Manu hockt sich neben uns, legt Tiger die Hand auf die Schulter. „Aber warum Luisa? Weswegen hat er sie umgebracht? Die anderen Frauen?“
Tiger ist schon wieder weg. Er starrt ins Leere, die Augen weit aufgerissen. Aus denen plötzlich erneut Tränen schießen. Röchelnd saugt er die Luft zwischen seinen Schluchzern in die Lungen wie ein Ertrinkender.

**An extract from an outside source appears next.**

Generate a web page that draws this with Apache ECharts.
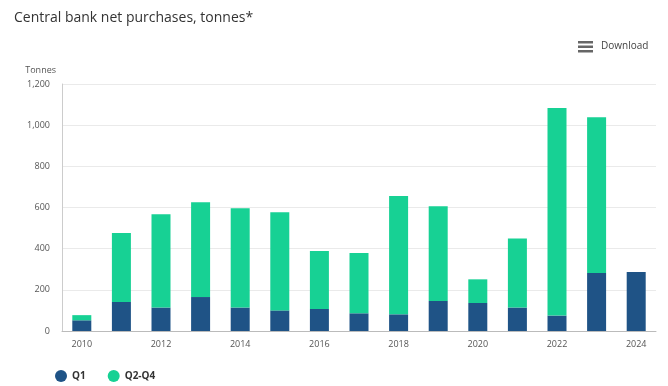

Irritiert und entnervt rutsche ich ein Stück weg. „Wir müssen ihn zu den Bullen bringen. Sollen die einen Psychologen auf ihn ansetzen und den ganzen Mist aus ihm herausquetschen. Ich  habe keinen Bock mehr.“
Manu nickt. Ich nehme an, sie stimmt eher dem ersten als dem zweiten Teil meiner Bemerkung zu. „Ja. Das Ganze ergibt irgendwie keinen Sinn. Ich bin mir nicht mal sicher, ob er in der Lage ist, die Wahrheit zu sagen.“
Ich überlege einen Augenblick. „Wenn ich ihn zum LKA fahre – kannst du dich dann um Dirty kümmern?“
„Klar“, antwortet sie ohne zu zögern. „Ich nehme deine Maschine – und ihr fahrt im Clio?.“ Ich nicke, zucke mit den Achseln. „Auf dem Bock kann ich ihn kaum mitnehmen.“
Manu wirft einen kritischen Blick auf den zusammengerollten Jungen. „Bist du dir sicher, dass er bei den Bullen richtig ist? Dass er das packt?“
„Probieren wir’s aus. Was soll ich sonst mit ihm machen? Ich kann ihn nicht weiter vor denen verstecken.“ Vor allem habe ich gerade keine Kapazitäten, um mir allzu große Sorgen um Tiger zu machen.
Von draußen ist Motorenlärm zu hören. Manu steht auf und sieht aus dem Fenster. „Es ist die Ambulanz“, stellt sie fest.